- **WRITTEN INSTRUCTION**:
Strip the pictures and reproduce the rest of the listing exactly.

- **SUPPLIED INFORMATION**:
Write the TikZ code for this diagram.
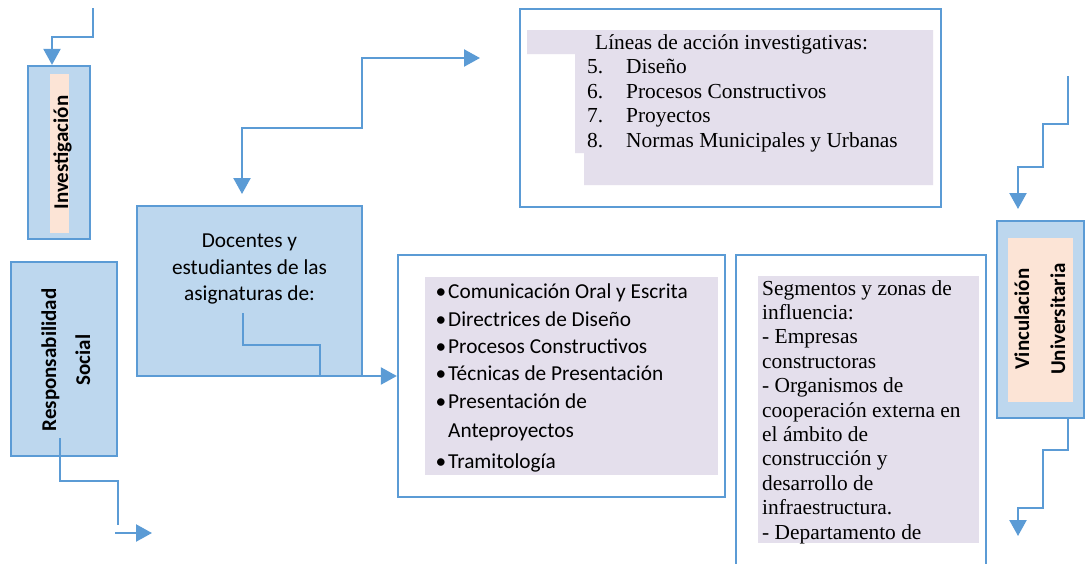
\documentclass[tikz,border=0pt]{standalone}
\usepackage{fontspec}
\setmainfont{Liberation Serif}
\setsansfont{Carlito}
\usetikzlibrary{arrows.meta}
\definecolor{boxblue}{HTML}{5B9BD5}
\definecolor{fillblue}{HTML}{BDD7EE}
\definecolor{peach}{HTML}{FCE4D6}
\definecolor{lavender}{HTML}{E4DFEC}

\begin{document}
\begin{tikzpicture}[
    x=1pt, y=-1pt,
    >={Triangle[length=16pt,width=17pt]},
    box/.style={
        draw=boxblue,
        line width=2.3pt,
        inner sep=0pt,
        fill=white
    },
    blue box/.style={box, fill=fillblue},
    serif/.style={font=\fontsize{21.4}{24.5}\selectfont, inner sep=0pt, anchor=base west},
    sans/.style={font=\sffamily\fontsize{21.3}{26}\selectfont, inner sep=0pt},
    sidetext/.style={font=\sffamily\bfseries\fontsize{21}{26}\selectfont, inner sep=0pt, rotate=90, anchor=base},
    wire/.style={draw=boxblue, line width=2.3pt},
    link/.style={wire, ->}
]
    \useasboundingbox (0,0) rectangle (1087,563);
    \clip (0,0) rectangle (1087,563);

    \node[blue box, minimum width=62pt, minimum height=173pt] (inv) at (59,152.5) {};
    \fill[peach] (50,74) rectangle (69,233);
    \node[sidetext] (invtxt) at (68,152.5) {Investigación};

    \node[blue box, minimum width=106pt, minimum height=194pt] (resp) at (64,359) {};
    \node[sidetext] (resptxt) at (56,360) {Responsabilidad};
    \node[sidetext] (soctxt) at (90,360) {Social};

    \node[blue box, minimum width=225pt, minimum height=170pt] (doc) at (249.5,291) {};
    \node[sans, anchor=base] (doc1) at (249.5,247.5) {Docentes y};
    \node[sans, anchor=base] (doc2) at (249.5,274) {estudiantes de las};
    \node[sans, anchor=base] (doc3) at (249.5,300.5) {asignaturas de:};

    \node[box, minimum width=421pt, minimum height=198pt] (lin) at (730.5,108) {};
    \fill[lavender] (527,30) -- (933,30) -- (933,185) -- (584,185) -- (584,153)
        -- (575,153) -- (575,54) -- (527,54) -- cycle;
    \node[serif] (lintit) at (595,49) {Líneas de acción investigativas:};
    \foreach \n/\txt [count=\i from 0] in {5/Diseño, 6/Procesos Constructivos, 7/Proyectos, 8/Normas Municipales y Urbanas} {
        \node[serif] (num\n) at (587,73.5+24.5*\i) {\n.};
        \node[serif] (lin\n) at (626,73.5+24.5*\i) {\txt};
    }

    \node[box, minimum width=327pt, minimum height=242pt] (asig) at (561.5,376) {};
    \fill[lavender] (425,277) rectangle (718,475);
    \foreach \y/\txt [count=\i] in {298/Comunicación Oral y Escrita, 326/Directrices de Diseño, 353/Procesos Constructivos, 380/Técnicas de Presentación, 408/Presentación de, 437/Anteproyectos, 468/Tramitología}
        \node[sans, anchor=base west] (asig\i) at (448,\y) {\txt};
    \foreach \i in {1,2,3,4,5,7}
        \node[sans, anchor=base] at ([xshift=-7pt]asig\i.base west) {\textbullet};

    \node[box, minimum width=250pt, minimum height=315pt] (seg) at (861,412.5) {};
    \fill[lavender] (758,276) rectangle (979,543);
    \foreach \txt [count=\i from 0] in {Segmentos y zonas de, influencia:, - Empresas, constructoras, - Organismos de, cooperación externa en, el ámbito de, construcción y, desarrollo de, infraestructura., - Departamento de}
        \node[serif] (seg\i) at (762,295+24.4*\i) {\txt};

    \node[blue box, minimum width=87pt, minimum height=197pt] (vin) at (1040.5,319.5) {};
    \fill[peach] (1008,238) rectangle (1073,402);
    \node[sidetext] (vintxt) at (1029,319) {Vinculación};
    \node[sidetext] (unitxt) at (1065,319) {Universitaria};

    \coordinate (invin) at (93,8);
    \coordinate (invbend) at (52,37);
    \draw[link] (invin) |- (invbend) -- (inv.north -| invbend);

    \coordinate (respout) at (60,438);
    \coordinate (respA) at (115,533);
    \coordinate (respB) at (152,533);
    \draw[wire] (respout) |- (118,481) -- (118,525);
    \draw[link] (respA) -- (respB);

    \coordinate (docup) at (242,194);
    \coordinate (linin) at (480,58);
    \draw[link, <->] (docup) |- (362,128) |- (linin);

    \coordinate (docout) at (243,313);
    \draw[link] (docout) |- (320,345) |- (asig.west);

    \coordinate (vintop) at (1068,76);
    \coordinate (vinin) at (1018,209);
    \draw[link] (vintop) |- (1043,124) |- (1018,167) -- (vinin);

    \coordinate (vinout) at ([xshift=27.5pt]vin.south);
    \coordinate (vinend) at (1018,536);
    \draw[link] (vinout) |- (1043,450) |- (1018,508) -- (vinend);
\end{tikzpicture}
\end{document}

- **TASK RESULT**:
Write the TikZ code for this diagram.
\documentclass[tikz,border=0pt]{standalone}
\usepackage{fontspec}
\setmainfont{Liberation Serif}
\setsansfont{Carlito}
\usetikzlibrary{arrows.meta}
\definecolor{boxblue}{HTML}{5B9BD5}
\definecolor{fillblue}{HTML}{BDD7EE}
\definecolor{peach}{HTML}{FCE4D6}
\definecolor{lavender}{HTML}{E4DFEC}

\begin{document}
\begin{tikzpicture}[
    x=1pt, y=-1pt,
    >={Triangle[length=16pt,width=17pt]},
    box/.style={
        draw=boxblue,
        line width=2.3pt,
        inner sep=0pt,
        fill=white
    },
    blue box/.style={box, fill=fillblue},
    serif/.style={font=\fontsize{21.4}{24.5}\selectfont, inner sep=0pt, anchor=base west},
    sans/.style={font=\sffamily\fontsize{21.3}{26}\selectfont, inner sep=0pt},
    sidetext/.style={font=\sffamily\bfseries\fontsize{21}{26}\selectfont, inner sep=0pt, rotate=90, anchor=base},
    wire/.style={draw=boxblue, line width=2.3pt},
    link/.style={wire, ->}
]
    \useasboundingbox (0,0) rectangle (1087,563);
    \clip (0,0) rectangle (1087,563);

    \node[blue box, minimum width=62pt, minimum height=173pt] (inv) at (59,152.5) {};
    \fill[peach] (50,74) rectangle (69,233);
    \node[sidetext] (invtxt) at (68,152.5) {Investigación};

    \node[blue box, minimum width=106pt, minimum height=194pt] (resp) at (64,359) {};
    \node[sidetext] (resptxt) at (56,360) {Responsabilidad};
    \node[sidetext] (soctxt) at (90,360) {Social};

    \node[blue box, minimum width=225pt, minimum height=170pt] (doc) at (249.5,291) {};
    \node[sans, anchor=base] (doc1) at (249.5,247.5) {Docentes y};
    \node[sans, anchor=base] (doc2) at (249.5,274) {estudiantes de las};
    \node[sans, anchor=base] (doc3) at (249.5,300.5) {asignaturas de:};

    \node[box, minimum width=421pt, minimum height=198pt] (lin) at (730.5,108) {};
    \fill[lavender] (527,30) -- (933,30) -- (933,185) -- (584,185) -- (584,153)
        -- (575,153) -- (575,54) -- (527,54) -- cycle;
    \node[serif] (lintit) at (595,49) {Líneas de acción investigativas:};
    \foreach \n/\txt [count=\i from 0] in {5/Diseño, 6/Procesos Constructivos, 7/Proyectos, 8/Normas Municipales y Urbanas} {
        \node[serif] (num\n) at (587,73.5+24.5*\i) {\n.};
        \node[serif] (lin\n) at (626,73.5+24.5*\i) {\txt};
    }

    \node[box, minimum width=327pt, minimum height=242pt] (asig) at (561.5,376) {};
    \fill[lavender] (425,277) rectangle (718,475);
    \foreach \y/\txt [count=\i] in {298/Comunicación Oral y Escrita, 326/Directrices de Diseño, 353/Procesos Constructivos, 380/Técnicas de Presentación, 408/Presentación de, 437/Anteproyectos, 468/Tramitología}
        \node[sans, anchor=base west] (asig\i) at (448,\y) {\txt};
    \foreach \i in {1,2,3,4,5,7}
        \node[sans, anchor=base] at ([xshift=-7pt]asig\i.base west) {\textbullet};

    \node[box, minimum width=250pt, minimum height=315pt] (seg) at (861,412.5) {};
    \fill[lavender] (758,276) rectangle (979,543);
    \foreach \txt [count=\i from 0] in {Segmentos y zonas de, influencia:, - Empresas, constructoras, - Organismos de, cooperación externa en, el ámbito de, construcción y, desarrollo de, infraestructura., - Departamento de}
        \node[serif] (seg\i) at (762,295+24.4*\i) {\txt};

    \node[blue box, minimum width=87pt, minimum height=197pt] (vin) at (1040.5,319.5) {};
    \fill[peach] (1008,238) rectangle (1073,402);
    \node[sidetext] (vintxt) at (1029,319) {Vinculación};
    \node[sidetext] (unitxt) at (1065,319) {Universitaria};

    \coordinate (invin) at (93,8);
    \coordinate (invbend) at (52,37);
    \draw[link] (invin) |- (invbend) -- (inv.north -| invbend);

    \coordinate (respout) at (60,438);
    \coordinate (respA) at (115,533);
    \coordinate (respB) at (152,533);
    \draw[wire] (respout) |- (118,481) -- (118,525);
    \draw[link] (respA) -- (respB);

    \coordinate (docup) at (242,194);
    \coordinate (linin) at (480,58);
    \draw[link, <->] (docup) |- (362,128) |- (linin);

    \coordinate (docout) at (243,313);
    \draw[link] (docout) |- (320,345) |- (asig.west);

    \coordinate (vintop) at (1068,76);
    \coordinate (vinin) at (1018,209);
    \draw[link] (vintop) |- (1043,124) |- (1018,167) -- (vinin);

    \coordinate (vinout) at ([xshift=27.5pt]vin.south);
    \coordinate (vinend) at (1018,536);
    \draw[link] (vinout) |- (1043,450) |- (1018,508) -- (vinend);
\end{tikzpicture}
\end{document}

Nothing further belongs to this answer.